The question of manufacturing agility
The pandemic has once again put the spotlight on a relevant but much ignored factor in biopharma, and that’s manufacturing agility. Being able to produce the necessary quantum of drugs at the relevant speed was crucial, and the industry responded with uncharacteristic speed. While high-income countries did perform extremely well, even India proved that we could keep pace.
There are still challenges to face in this sphere, since domestic companies doubt their capacity to be able to meet their own nation’s needs for several medicines. For example, even when it comes to essential vaccines and insulin, respondents believed their capacity was only to be able to meet about 75 per cent of total local needs if the demand arose.
One of the main reasons cited for the same is a lack of suppliers’ agility. In order to cure this lack, transforming the entire manufacturing process is necessary; as is employing innovative technologies in order to expedite drug development and manufacturing. Only upon shifting biopharma’s manufacturing gears into the fast lane can be truly prepared.
Change in government policies
Policymakers everywhere are recognising the value of home-grown R&D and manufacturing, especially of drugs. Governments are coming up in support of local production and encouraging regulators to support the industry’s commercial imperatives by way of lenient trade and tax policies. In fact, in the Cytiva study, two-thirds of executives responded in the affirmative about their local laws being helpful in development and manufacture of new drugs.
However, now is the time for regulators to go beyond simple policy formulation. Public and private funding of startups is extremely necessary, and should feature in the policies. The pandemic has already showcased how regulators and companies can collaborate on common grounds—this lesson has to be applied overall, to support every relevant idea’s journey from the lab to markets via the evolved models that have been created during the pandemic.

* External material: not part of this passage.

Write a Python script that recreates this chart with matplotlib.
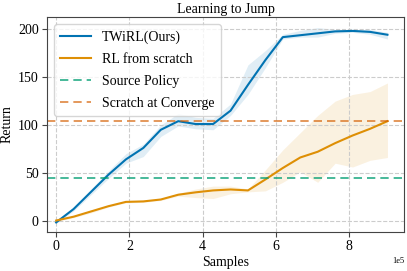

Harmonisation of regulatory systems as one unit is a great initiative, leading to the hope that one day a “global, uniform regulatory system” could finally be forged. A common set of technical rules makes the path easy for organisations to follow as well as an easy approval window, if not a unified global one.
The future of Biopharma
Biopharma is an industry of the future. At present, it’s dependent on many factors and contingencies to succeed and be relevant. This study shows the areas in which a little support to this industry can pay back in a big way.